==== INFORMATION SUPPLIED ====

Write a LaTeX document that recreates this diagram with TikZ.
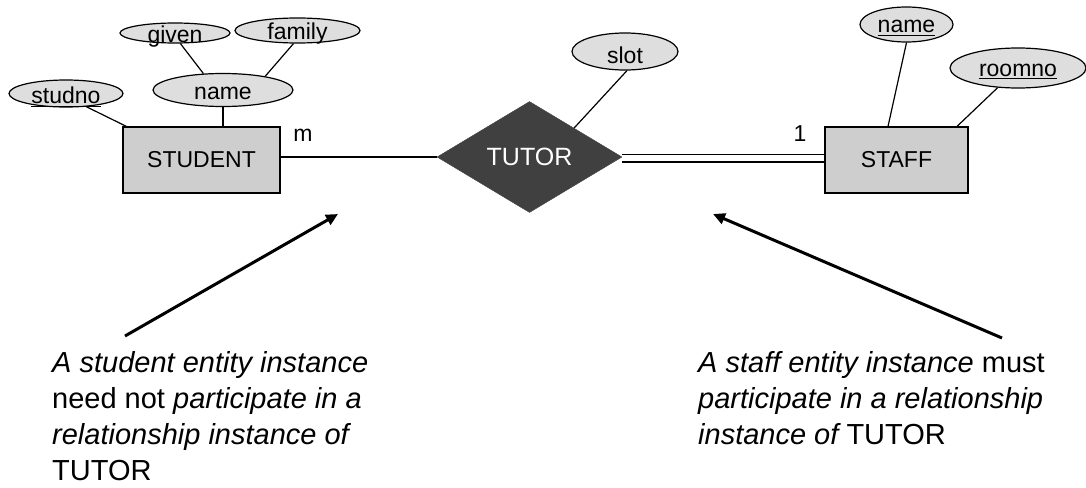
\documentclass[tikz,border=0pt]{standalone}
\usepackage{fontspec}
\setmainfont{Liberation Sans}
\usepackage{tikz}
\usetikzlibrary{arrows.meta,shapes.geometric}
\definecolor{grisat}{RGB}{222,222,222}
\definecolor{grisent}{RGB}{206,206,206}
\definecolor{oscuro}{RGB}{64,64,64}
\newcommand{\etqfont}{\fontsize{23}{27}\selectfont}
\newcommand{\relfont}{\fontsize{25}{29}\selectfont}
\newcommand{\notafont}{\fontsize{29}{36}\selectfont}
\newcommand{\pkey}[1]{\setbox0\hbox{#1}\rlap{\rule[-3.2pt]{\wd0}{1.2pt}}\box0}
\tikzset{
  ent/.style={draw, rectangle, fill=grisent, line width=1.2pt, inner sep=0pt, font=\etqfont},
  attr/.style={draw, ellipse, fill=grisat, line width=1.2pt, inner sep=0pt, label distance=0pt},
  rel/.style={draw=oscuro, diamond, fill=oscuro, text=white, inner sep=0pt, font=\relfont},
  card/.style={font=\etqfont, inner sep=0pt},
  lnk/.style={line width=1.2pt},
  dbl/.style={double, double distance=6pt, line width=1.2pt},
  fl/.style={-{Triangle[length=12pt,width=11pt]}, line width=3pt},
  nota/.style={align=left, font=\notafont, anchor=base west, inner sep=0pt},
}
\begin{document}
\begin{tikzpicture}[x=1pt,y=-1pt,every label/.style={font=\etqfont, yshift=-3.5pt}]
  \useasboundingbox (0,0) rectangle (1086,487);
  % entities and relationship
  \node[ent, minimum width=157pt, minimum height=66pt] (student) at (201.5,160) {STUDENT};
  \node[ent, minimum width=143pt, minimum height=66pt] (staff) at (896.5,160) {STAFF};
  \node[rel, minimum width=185pt, minimum height=111pt] (tutor) at (529.5,157) {TUTOR};
  % attributes
  \node[attr, minimum width=114pt, minimum height=27pt, label={center:\pkey{studno}}] (studno) at (66,93.5) {};
  \node[attr, minimum width=140pt, minimum height=33pt, label={center:name}] (name) at (223,90) {};
  \node[attr, minimum width=110pt, minimum height=20pt, label={center:given}] (given) at (175,33) {};
  \node[attr, minimum width=125pt, minimum height=25pt, label={center:family}] (family) at (297.5,30.5) {};
  \node[attr, minimum width=106pt, minimum height=37pt, label={center:slot}] (slot) at (625,51.5) {};
  \node[attr, minimum width=93pt, minimum height=35pt, label={center:\pkey{name}}] (sname) at (906.5,24.5) {};
  \node[attr, minimum width=136pt, minimum height=40pt, label={center:\pkey{roomno}}] (roomno) at (1018,68) {};
  % attribute links
  \draw[lnk] (studno.327) -- ([xshift=4pt]student.north west);
  \draw[lnk] (name.south) -- (name.south |- student.north);
  \draw[lnk] (given.297) -- (name.140);
  \draw[lnk] (family.253) -- (name.18);
  \draw[lnk] (slot.276) -- (tutor.33);
  \draw[lnk] (sname.south) -- ([xshift=-8.5pt]staff.north);
  \draw[lnk] (roomno.224) -- ([xshift=60.5pt]staff.north);
  % participation
  \draw[lnk] (tutor.west) -- (tutor.west -| student.east);
  \draw[dbl] ([yshift=-1.3pt]tutor.east) -- ([yshift=-1.3pt]tutor.east -| staff.west);
  \node[card] (m) at (303,135) {m};
  \node[card] (one) at (800,134) {1};
  % notes
  \coordinate (ltail) at (125,336);
  \coordinate (lhead) at (338,214);
  \coordinate (rtail) at (1002,338);
  \coordinate (rhead) at (713,214);
  \draw[fl] (ltail) -- (lhead);
  \draw[fl] (rtail) -- (rhead);
  \node[nota] (lnote) at (52,480) {{\itshape A student entity instance}\\need not {\itshape participate in a}\\{\itshape relationship instance of}\\TUTOR};
  \node[nota] (rnote) at (698,444) {{\itshape A staff entity instance} must\\{\itshape participate in a relationship}\\{\itshape instance of} TUTOR};
\end{tikzpicture}
\end{document}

====

**THE EXERCISE:** Set down the material exactly, every line of it, except for the pictures.

**RESULT BELOW:**
Write a LaTeX document that recreates this diagram with TikZ.
\documentclass[tikz,border=0pt]{standalone}
\usepackage{fontspec}
\setmainfont{Liberation Sans}
\usepackage{tikz}
\usetikzlibrary{arrows.meta,shapes.geometric}
\definecolor{grisat}{RGB}{222,222,222}
\definecolor{grisent}{RGB}{206,206,206}
\definecolor{oscuro}{RGB}{64,64,64}
\newcommand{\etqfont}{\fontsize{23}{27}\selectfont}
\newcommand{\relfont}{\fontsize{25}{29}\selectfont}
\newcommand{\notafont}{\fontsize{29}{36}\selectfont}
\newcommand{\pkey}[1]{\setbox0\hbox{#1}\rlap{\rule[-3.2pt]{\wd0}{1.2pt}}\box0}
\tikzset{
  ent/.style={draw, rectangle, fill=grisent, line width=1.2pt, inner sep=0pt, font=\etqfont},
  attr/.style={draw, ellipse, fill=grisat, line width=1.2pt, inner sep=0pt, label distance=0pt},
  rel/.style={draw=oscuro, diamond, fill=oscuro, text=white, inner sep=0pt, font=\relfont},
  card/.style={font=\etqfont, inner sep=0pt},
  lnk/.style={line width=1.2pt},
  dbl/.style={double, double distance=6pt, line width=1.2pt},
  fl/.style={-{Triangle[length=12pt,width=11pt]}, line width=3pt},
  nota/.style={align=left, font=\notafont, anchor=base west, inner sep=0pt},
}
\begin{document}
\begin{tikzpicture}[x=1pt,y=-1pt,every label/.style={font=\etqfont, yshift=-3.5pt}]
  \useasboundingbox (0,0) rectangle (1086,487);
  % entities and relationship
  \node[ent, minimum width=157pt, minimum height=66pt] (student) at (201.5,160) {STUDENT};
  \node[ent, minimum width=143pt, minimum height=66pt] (staff) at (896.5,160) {STAFF};
  \node[rel, minimum width=185pt, minimum height=111pt] (tutor) at (529.5,157) {TUTOR};
  % attributes
  \node[attr, minimum width=114pt, minimum height=27pt, label={center:\pkey{studno}}] (studno) at (66,93.5) {};
  \node[attr, minimum width=140pt, minimum height=33pt, label={center:name}] (name) at (223,90) {};
  \node[attr, minimum width=110pt, minimum height=20pt, label={center:given}] (given) at (175,33) {};
  \node[attr, minimum width=125pt, minimum height=25pt, label={center:family}] (family) at (297.5,30.5) {};
  \node[attr, minimum width=106pt, minimum height=37pt, label={center:slot}] (slot) at (625,51.5) {};
  \node[attr, minimum width=93pt, minimum height=35pt, label={center:\pkey{name}}] (sname) at (906.5,24.5) {};
  \node[attr, minimum width=136pt, minimum height=40pt, label={center:\pkey{roomno}}] (roomno) at (1018,68) {};
  % attribute links
  \draw[lnk] (studno.327) -- ([xshift=4pt]student.north west);
  \draw[lnk] (name.south) -- (name.south |- student.north);
  \draw[lnk] (given.297) -- (name.140);
  \draw[lnk] (family.253) -- (name.18);
  \draw[lnk] (slot.276) -- (tutor.33);
  \draw[lnk] (sname.south) -- ([xshift=-8.5pt]staff.north);
  \draw[lnk] (roomno.224) -- ([xshift=60.5pt]staff.north);
  % participation
  \draw[lnk] (tutor.west) -- (tutor.west -| student.east);
  \draw[dbl] ([yshift=-1.3pt]tutor.east) -- ([yshift=-1.3pt]tutor.east -| staff.west);
  \node[card] (m) at (303,135) {m};
  \node[card] (one) at (800,134) {1};
  % notes
  \coordinate (ltail) at (125,336);
  \coordinate (lhead) at (338,214);
  \coordinate (rtail) at (1002,338);
  \coordinate (rhead) at (713,214);
  \draw[fl] (ltail) -- (lhead);
  \draw[fl] (rtail) -- (rhead);
  \node[nota] (lnote) at (52,480) {{\itshape A student entity instance}\\need not {\itshape participate in a}\\{\itshape relationship instance of}\\TUTOR};
  \node[nota] (rnote) at (698,444) {{\itshape A staff entity instance} must\\{\itshape participate in a relationship}\\{\itshape instance of} TUTOR};
\end{tikzpicture}
\end{document}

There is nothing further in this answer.